Once the biquad text file is exported, you can import the entire channel's biquads into the miniDSP. Its software will configure all the filter parameters of all the filters in that channel at once. See the miniDSP app note titled "Auto EQ with Room EQ Wizard" for how to load the resulting biquad data file into the miniDSP. See also the information on miniDSP biquad text file export and import, as well as manual entry of miniDSP gain and delay parameters in the tutorial for more specifics.

Extending Filter Capacity by Using Crossover Biquads

The checkbox labeled Use crossover biquads if output biquad limit exceeded enables the MSO feature to extend the number of available biquads per channel. Saving biquad files when using this feature is done exactly the same way as described above for saving a conventional biquad file. However, if the number of biquads needed by a given MSO filter channel exceeds the miniDSP output channel biquad capacity, two biquad files will be saved. The second file, used for the crossover biquads, will be automatically generated and will have the same name as what you chose for the output biquad file, but with "_xo" appended to it before the extension. For instance, if the biquad count exceeds the output channel biquad capacity and you choose to save the output biquad file under the name "chan1.txt", a second file, named "chan1_xo.txt" will be automatically generated and will contain the biquads to be pasted into the crossover in the "Crossover advanced mode" of the miniDSP software.
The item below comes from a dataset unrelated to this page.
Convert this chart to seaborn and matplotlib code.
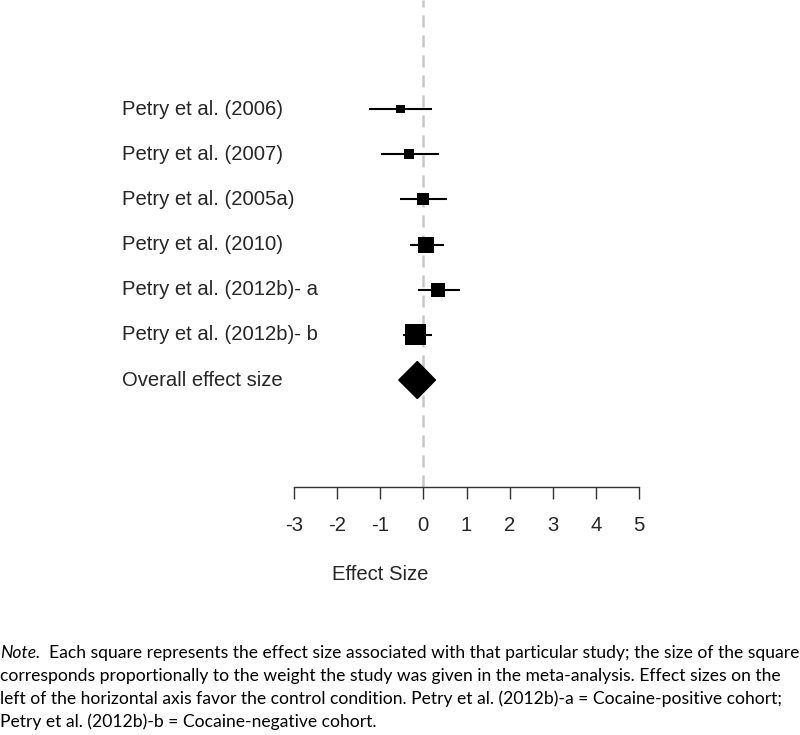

MSO attempts to fill up the crossover biquads first, then uses the output biquads for the remainder of the biquads (if any). The reason for this behavior is that some of MSO's filter types require as many as four biquads to implement. It's possible that such a filter could be split up between the crossover and output biquads. If the output biquads were populated first, such a filter would be partly implemented on the output side of the output biquads and the input side of the crossover biquads. But the ordering of biquads within these more complex filters is optimized to prevent digital clipping. Splitting up a filter in this way would alter the biquad order within such filters, among other problems. By filling up the crossover biquads first, any filter that uses more than one biquad and that gets split between crossover and output biquads has some of its biquads at the output side of the crossover and the rest at the input side of the output biquads. This preserves the biquad order within these multi-biquad filters and also keeps the individual biquads of such filters contiguous in a signal-processing sense.
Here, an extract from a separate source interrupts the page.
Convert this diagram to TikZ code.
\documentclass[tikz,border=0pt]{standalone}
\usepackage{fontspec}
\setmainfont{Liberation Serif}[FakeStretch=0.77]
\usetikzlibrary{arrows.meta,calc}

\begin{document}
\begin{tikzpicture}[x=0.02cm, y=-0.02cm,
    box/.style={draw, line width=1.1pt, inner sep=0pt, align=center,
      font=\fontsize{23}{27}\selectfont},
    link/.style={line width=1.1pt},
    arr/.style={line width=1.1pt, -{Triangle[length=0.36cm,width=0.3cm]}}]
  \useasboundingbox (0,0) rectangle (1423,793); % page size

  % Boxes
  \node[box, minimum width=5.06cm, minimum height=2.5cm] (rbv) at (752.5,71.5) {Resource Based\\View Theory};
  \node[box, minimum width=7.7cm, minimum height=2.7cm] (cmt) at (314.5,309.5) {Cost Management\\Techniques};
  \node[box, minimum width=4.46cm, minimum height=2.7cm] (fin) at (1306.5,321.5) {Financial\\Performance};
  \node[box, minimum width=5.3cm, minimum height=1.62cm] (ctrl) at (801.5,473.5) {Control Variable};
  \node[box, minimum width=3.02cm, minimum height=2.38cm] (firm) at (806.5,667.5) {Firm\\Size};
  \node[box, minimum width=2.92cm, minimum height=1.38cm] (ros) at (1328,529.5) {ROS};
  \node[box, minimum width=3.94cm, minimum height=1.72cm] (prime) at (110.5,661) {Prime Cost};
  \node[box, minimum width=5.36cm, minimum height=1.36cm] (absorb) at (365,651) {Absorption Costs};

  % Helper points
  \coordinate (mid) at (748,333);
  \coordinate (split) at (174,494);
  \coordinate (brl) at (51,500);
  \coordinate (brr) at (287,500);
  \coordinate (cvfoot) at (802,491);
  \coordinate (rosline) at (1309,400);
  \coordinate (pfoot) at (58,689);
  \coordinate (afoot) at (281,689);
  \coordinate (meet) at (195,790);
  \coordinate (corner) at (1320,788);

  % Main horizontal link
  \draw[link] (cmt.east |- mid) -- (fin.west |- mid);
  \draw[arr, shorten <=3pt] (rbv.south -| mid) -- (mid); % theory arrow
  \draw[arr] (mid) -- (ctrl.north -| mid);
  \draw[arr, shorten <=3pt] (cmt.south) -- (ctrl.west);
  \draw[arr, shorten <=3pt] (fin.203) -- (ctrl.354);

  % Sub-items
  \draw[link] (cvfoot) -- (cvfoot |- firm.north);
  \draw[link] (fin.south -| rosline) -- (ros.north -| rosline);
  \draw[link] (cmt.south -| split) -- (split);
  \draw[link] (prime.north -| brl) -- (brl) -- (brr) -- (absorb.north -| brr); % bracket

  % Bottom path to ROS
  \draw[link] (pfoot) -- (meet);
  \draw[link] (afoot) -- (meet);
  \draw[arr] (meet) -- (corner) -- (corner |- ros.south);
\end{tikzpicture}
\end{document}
This property of filling up the crossover biquads first can cause unusual results in certain specific situations. Suppose you're using a miniDSP device with an output capacity of six biquads and a crossover capacity of eight biquads, and have a channel configuration in MSO with seven PEQs. These seven PEQs will require seven biquads. In this case, MSO will put all seven of them in the crossover biquads, padding the crossover to eight as required for the copy/paste in the miniDSP "Crossover advanced mode". When saving the biquad files and choosing, say, "chan1.txt" for the output biquad file name, two biquad files will be created: "chan1.txt" and "chan1_xo.txt". The "chan1_xo.txt" will contain all the data needed for implementing the seven biquads in the crossover, and the "chan1.txt" will not contain any biquad data at all, only a note saying that all the needed data are in "chan1_xo.txt". The file name you choose in the dialog for saving biquad files should always be the name of the output biquad file. The name and content of the crossover biquad file will be automatically generated if needed.

Exporting Biquads For Use With BEQ

BEQ is a collection of programs and a database used to equalize the bass of individual movies to compensate for premature bass rolloff imposed in the production process.
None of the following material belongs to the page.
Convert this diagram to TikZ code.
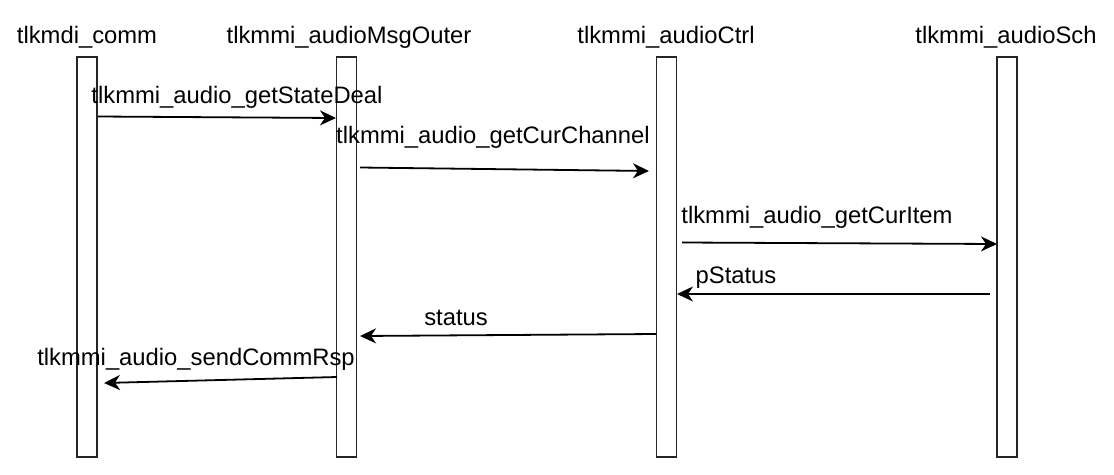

Its implementation makes use of the input filters of miniDSP devices. In MSO, it's also common to use shared sub filters, which are also implemented using the miniDSP input filters. If you wish to use shared sub filters in MSO, together with BEQ, this creates a conflict regarding miniDSP input filter usage. MSO resolves this conflict using the Save BEQ miniDSP Biquad Text for this Channel command in the Config View. This command can be seen in the figure above

This command works by making use of a filter equivalence relationship involving shared filters. Suppose you have a shared filter channel with filters FL1, FL2, FL3 and FL4. An exact equivalent circuit can be made by removing these filters from the shared (input) channel and replicating them all in each of the miniDSP output channels. Although somewhat wasteful of filters, one can make use of the biquads contained in the almost-never-used miniDSP crossover filters to implement them. By using the Use crossover biquads if output biquad limit exceeded option in the Application Options property sheet, together with the Save BEQ miniDSP Biquad Text for this Channel command, MSO will automatically do this filter equivance transformation for you, then automatically create the biquad text files to implement the filters using the crossover biquads if need be. This means that for the miniDSP 2x4 HD, the number of per-sub PEQs plus the number of shared PEQs that you use in MSO can be as high as eighteen, while still freeing up all ten input PEQ slots for use with BEQ.

This technique also completely eliminates the need for any biquad merging that may be provided by some of the BEQ software, as MSO won't use any input biquads for this case at all. In other words, all shared filters that would ordinarily end up in the miniDSP input biquads are removed, then replicated in each output channel, using the crossover biquads as needed. The price paid for this feature is the need to copy and paste the crossover biquad file contents (if any) into the miniDSP crossover instead of using the more convenient file import for the output biquads.

Saving Configurations in Equalizer APO Format

This feature is for two-channel systems using a Windows-based HTPC with multiple subwoofers. The custom signal routing feature of the Equalizer APO software can be used to implement the required bass management. It is the subject of a dedicated article.